My husband and I made one crucial mistake I hope other couples will avoid. He took care of all our business affairs and thought I did not need to know anything about them. Since I definitely do not enjoy struggling with such matters, I made little protest.
When my husband fell victim to dementia, neither he nor I knew what was going on. Since accounts were in his name, the bank staff was not allowed to tell me anything. We went through a very bad time which could have easily been prevented.
I suppose in most marriages one spouse is more capable than the other in business matters, but make sure you both know such things as the location of important papers, status of bank accounts, and debts owed. If separate checking accounts are more convenient, arrange to have access to each other's accounts in emergencies.
Most important of all, consider your marriage a life-long commitment. A young relative once announced her marriage to me with the remark, "We'd been going together for quite a while, so we decided to give it a try." The marriage did not last long.

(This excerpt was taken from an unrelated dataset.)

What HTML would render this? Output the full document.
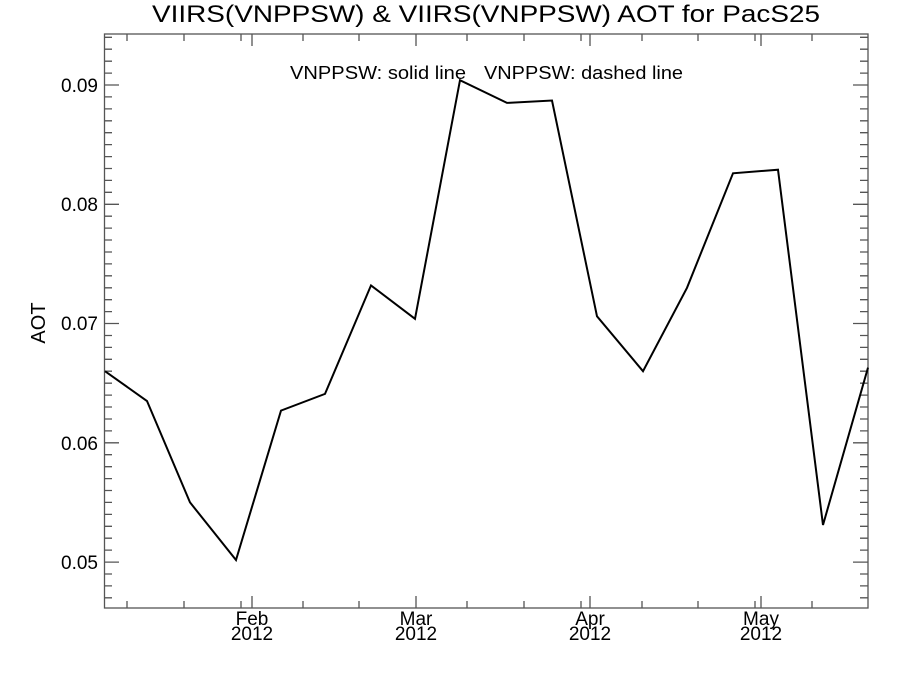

A new hobby is something you can "give a try." Perhaps even a change of residence or a new career direction can be approached that way. Marriage needs to be forever. I confess that when I stood at the altar on my wedding day and heard all the promises I was making, I was scared to death. But I made those promises and did my level best to keep them.
There are very few valid reasons to abandon a marriage, such as abuse or unfaithfulness of a spouse. People who throw away a marriage for lesser reasons usually are not happier outside the marriage. Someone has said the grass is not greener on the other side of the fence; it is greener where it has been watered and fertilized. Careful tending of the marriage you have will produce far better results than junking it and starting over.